What’s the difference between a good lawyer and a great lawyer? A good lawyer knows the law, a great lawyer knows the judge.
"So let me get this straight," the prosecutor says to the defendant, "you came home from work early and found your wife in bed with a strange man." "That's correct," says the defendant. "Upon which," continues the prosecutor, "you take out a pistol and shoot your wife, killing her." "That's correct," says the defendant. "Then my question to you is, why did you shoot your wife and not her lover?" asked the prosecutor. "It seemed easier," replied the defendant, "than shooting a different man every day!"
Lawyer was briefing his client, who was about to testify in his own defense. "You must swear to tell the complete truth.

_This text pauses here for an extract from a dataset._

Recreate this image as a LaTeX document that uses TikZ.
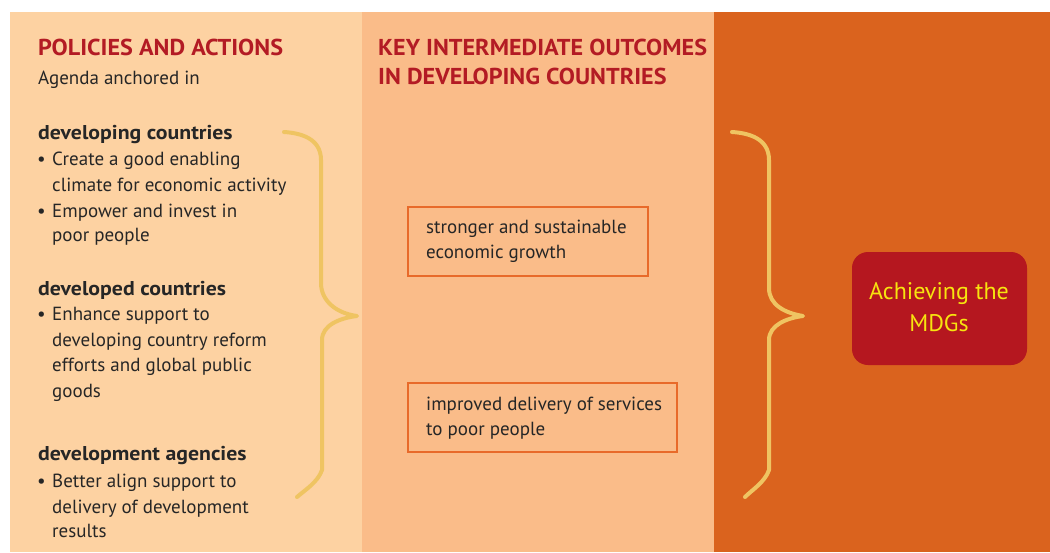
\documentclass[tikz,border=0pt]{standalone}
\usepackage{fontspec}
\setmainfont{PT Sans}
\newfontfamily\wideboldfont[FakeStretch=1.05]{PT Sans Bold}
\newfontfamily\headboldfont[FakeStretch=1.09]{PT Sans Bold}
\definecolor{panelA}{HTML}{FDD2A2}
\definecolor{panelB}{HTML}{FABC89}
\definecolor{panelC}{HTML}{DA631E}
\definecolor{titlered}{HTML}{B31B24}
\definecolor{boxred}{HTML}{B5171F}
\definecolor{braceyel}{HTML}{EFC462}
\definecolor{boxline}{HTML}{E86A2A}
\definecolor{txt}{HTML}{262626}
\definecolor{mdgyel}{HTML}{F7E40F}
\tikzset{
  title/.style={anchor=base west,inner sep=0pt,text=titlered,font=\fontsize{23}{27}\wideboldfont},
  body/.style={anchor=base west,inner sep=0pt,text=txt,font=\fontsize{19}{25}\selectfont},
  head/.style={anchor=base west,inner sep=0pt,text=txt,font=\fontsize{20}{25}\headboldfont},
  bul/.style={anchor=base west,inner sep=0pt,text=txt,font=\fontsize{19}{25}\selectfont},
  brace/.style={draw=braceyel,line width=4pt,line cap=round,line join=round},
  outbox/.style={draw=boxline,line width=1.2pt},
  mdg/.style={anchor=base,inner sep=0pt,text=mdgyel,font=\fontsize{24}{28}\selectfont},
}
\begin{document}
\begin{tikzpicture}[x=1pt,y=-1pt]
\useasboundingbox (0,0) rectangle (1050,552);
\fill[white] (0,0) rectangle (1050,552);
\fill[panelA] (10,12) rectangle (362,552);
\fill[panelB] (362,12) rectangle (714,552);
\fill[panelC] (714,12) rectangle (1050,552);
% left column
\node[title] (t1) at (38,55) {POLICIES AND ACTIONS};
\node[body] (ag) at (38,84) {Agenda anchored in};
\node[head] (h1) at (38,139) {developing countries};
\node[bul] (b1) at (37,165) {•};
\node[body] (l1a) at (52,165) {Create a good enabling};
\node[body] (l1b) at (52,191) {climate for economic activity};
\node[bul] (b2) at (37,217) {•};
\node[body] (l2a) at (52,217) {Empower and invest in};
\node[body] (l2b) at (52,241) {poor people};
\node[head] (h2) at (38,295) {developed countries};
\node[bul] (b3) at (37,320) {•};
\node[body] (l3a) at (52,320) {Enhance support to};
\node[body] (l3b) at (52,346) {developing country reform};
\node[body] (l3c) at (52,371) {efforts and global public};
\node[body] (l3d) at (52,397) {goods};
\node[head] (h3) at (38,460) {development agencies};
\node[bul] (b4) at (37,487) {•};
\node[body] (l4a) at (52,487) {Better align support to};
\node[body] (l4b) at (52,513) {delivery of development};
\node[body] (l4c) at (52,537) {results};
% middle column
\node[title] (t2) at (378,55) {KEY INTERMEDIATE OUTCOMES};
\node[title] (t3) at (378,84) {IN DEVELOPING COUNTRIES};
\draw[outbox] (408,207) rectangle (648,276);
\node[body] (o1a) at (426,233) {stronger and sustainable};
\node[body] (o1b) at (426,258) {economic growth};
\draw[outbox] (408,383) rectangle (677,452);
\node[body] (o2a) at (426,410) {improved delivery of services};
\node[body] (o2b) at (426,435) {to poor people};
% goal box
\fill[boxred,rounded corners=16pt] (852,252) rectangle (1027,365);
\node[mdg] (m1) at (939,299) {Achieving the};
\node[mdg] (m2) at (939,331) {MDGs};
% braces
\draw[brace] (284,132) .. controls (300,133) and (321,138) .. (321,160)
  -- (321,283) .. controls (321,300) and (335,313) .. (357,316)
  .. controls (340,318) and (322,325) .. (322,340)
  -- (322,470) .. controls (318,482) and (305,490) .. (297,497);
\draw[brace] (732,132) .. controls (748,133) and (769,138) .. (769,160)
  -- (769,288) .. controls (769,305) and (785,313) .. (803,316)
  .. controls (787,318) and (769,325) .. (769,340)
  -- (769,470) .. controls (765,482) and (752,490) .. (745,497);
\end{tikzpicture}
\end{document}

Do you understand?" The client replied that he did. The lawyer then asked, "Do you know what will happen if you don't tell the truth?" The client looked back and said, "I imagine that our side will win."
Did you hear that the Post Office had to recall its series of stamps depicting famous lawyers? People were confused about which side to spit
The judge: Why did you shoot the rabbit without being a member of the hunters association? The inculpated: Why did the rabbit eat cabbage from my garden, without being a family member?
What do attorneys use for birth control? Their personalities.
Q: Officer, did you see my client fleeing the scene? A: No sir, but I subsequently observed a person matching the description of the offender running several blocks away.
What do you call ten lawyers buried up to their necks in the sand? Football practice.
A grade school teacher was asking students what their parents did for a living. Timmy stood up and said, "My mom is a doctor!" Sarah stood up and said, "My father is a professor!" Little Johnny stood up and said, "My dad is a piano player in a whorehouse!" The teacher couldn't believe what she's had just heard, so she made a point of calling Little Johnny's father that evening to discuss the situation. Little Johnny's father explained, "Actually, I'm a law attorney, but how am I supposed to explain that to a seven year old kid!"
Why won't sharks attack lawyers? "Professional courtesy."
How many lawyers does it take to grease a combine? Only one if you run him through slowly!